Eli Leib Itzkovitz was among the majority; when he was just a lad of twelve he had been kidnapped into the army and was so weak, alone and afraid that he couldn't resist the pressure. The priest seemed so warm and friendly when he spoke about the church and so scary when he didn't, that Eli decided to just flow with the stream and do what they wanted.
After he agreed to convert it was smooth traveling; he changed his name to 'Sasha', made friends, moved up in the ranks and fifteen years later he was respected and was on his way to becoming an officer.
Then, because of their outstanding devotion and behavior, he and a few other soldiers were given a ten day leave; his first leave in fifteen years.
The first day they just ate and slept, then they went to a nearby city to get drunk and have a good time. Then one of them mentioned that he was going to visit his parents tomorrow and the others said pretty much the same thing.
Suddenly a brief flash of his mother's eyes, his father's voice and the house that had once called home passed through his mind. Of course the army was his 'real' home and Russia and the Czar were his parents.
But after all, he had another week with no plans and all the others were going home, why not him?
He went to the train station, bought a ticket and got on the train.
Ten hours later he was standing in front of his old house and knocked on the door. A middle aged woman answered. Could this be his mother?

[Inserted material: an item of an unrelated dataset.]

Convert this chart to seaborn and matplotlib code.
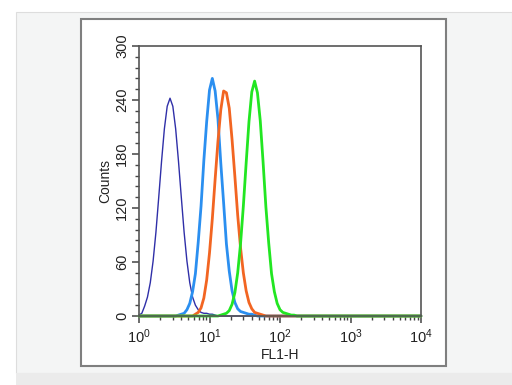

She was in her middle thirties when he left, but this woman looked older than fifty, or perhaps not. Even if it was, he probably wouldn't recognize her. One thing for sure, she didn't recognize him.
She treated him like any Russian citizen would treat any visiting Russian soldier; she told him to come inand prepared a cup of tea. He told her he was just passing through the town and gradually brought the conversation around to her family.
She told him that her husband had passed away years ago from cholera and she had an only son who had been snatched into the army years ago.
And now she was alone.
It was his mother. Eli had to hold back tears. His father was dead. He would never see him again, his heart winced.
But it had been a long time; he'd spent more time in the army than at home. He thought that he had forgotten his parents. But somewhere deep down inside him the child was still alive. He changed the subject and tried to talk about the weather etc. until finally he looked her in the eyes and said quietly.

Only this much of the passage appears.